The work in this series was inspired by thinking about differences between my current experience making sculpture and my previous experience making molecules as a synthetic chemist. In particular, the molecular objects were so small I’ve never seen them by eye. Instead I relied on constructing visual representations of them by reconciling data from a variety of instruments, each of which ‘sees’ a different aspect of the object under observation.
The project culminated in an interactive installation at Canberra Contemporary Art Space, Manuka. Featuring three absurd pieces of ‘scientific equipment’, the prototyper, petrie dish and translator implied equivalences between the laboratory bench and the gallery space.

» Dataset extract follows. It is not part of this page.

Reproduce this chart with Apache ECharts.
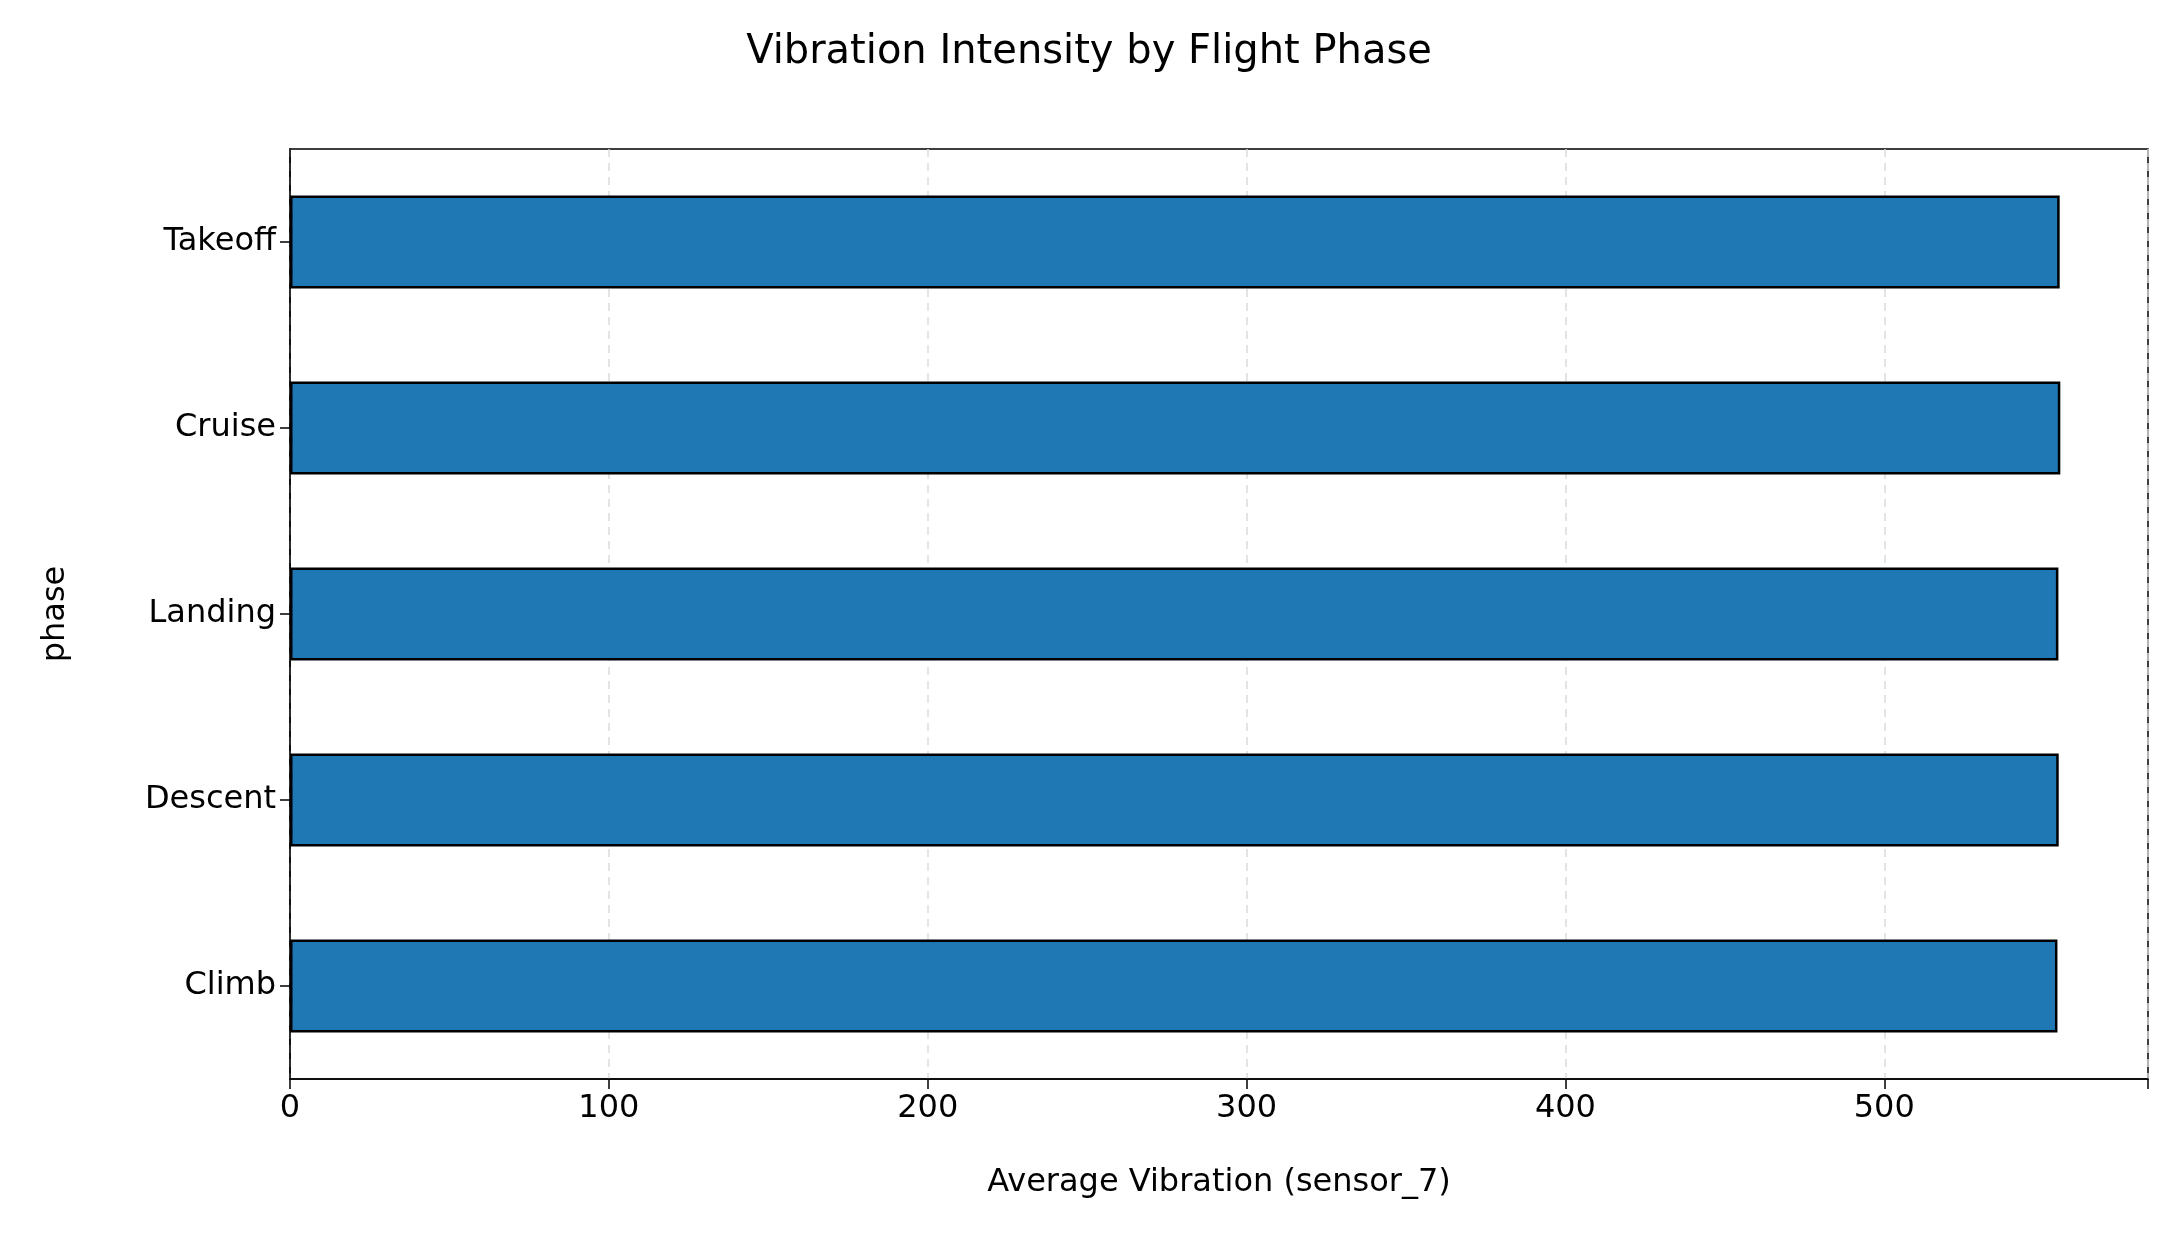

Coloured balls rolling inside the model petrie dish collectively produced a line drawing, while the translator traced visitors’ steps onto the gallery floor in a similar manner. The prototyper table could be used to produce warped representations of an assembly of colourful model components.
Photographs Dierdre Pearce unless otherwise indicated.
petrie dish, 2016 (detail).
ocular interpretations, 2016, twelve from a series of thirty, collaboration between artist and the petrie dish.
translator, 2016.
prototyper 1.0, 2016.
The above works are photographs of painted sculptures, captured using a faceted lens and mobile phone camera. The colour palette is reflective of the colours of chemical complexes made during previous chemistry research projects.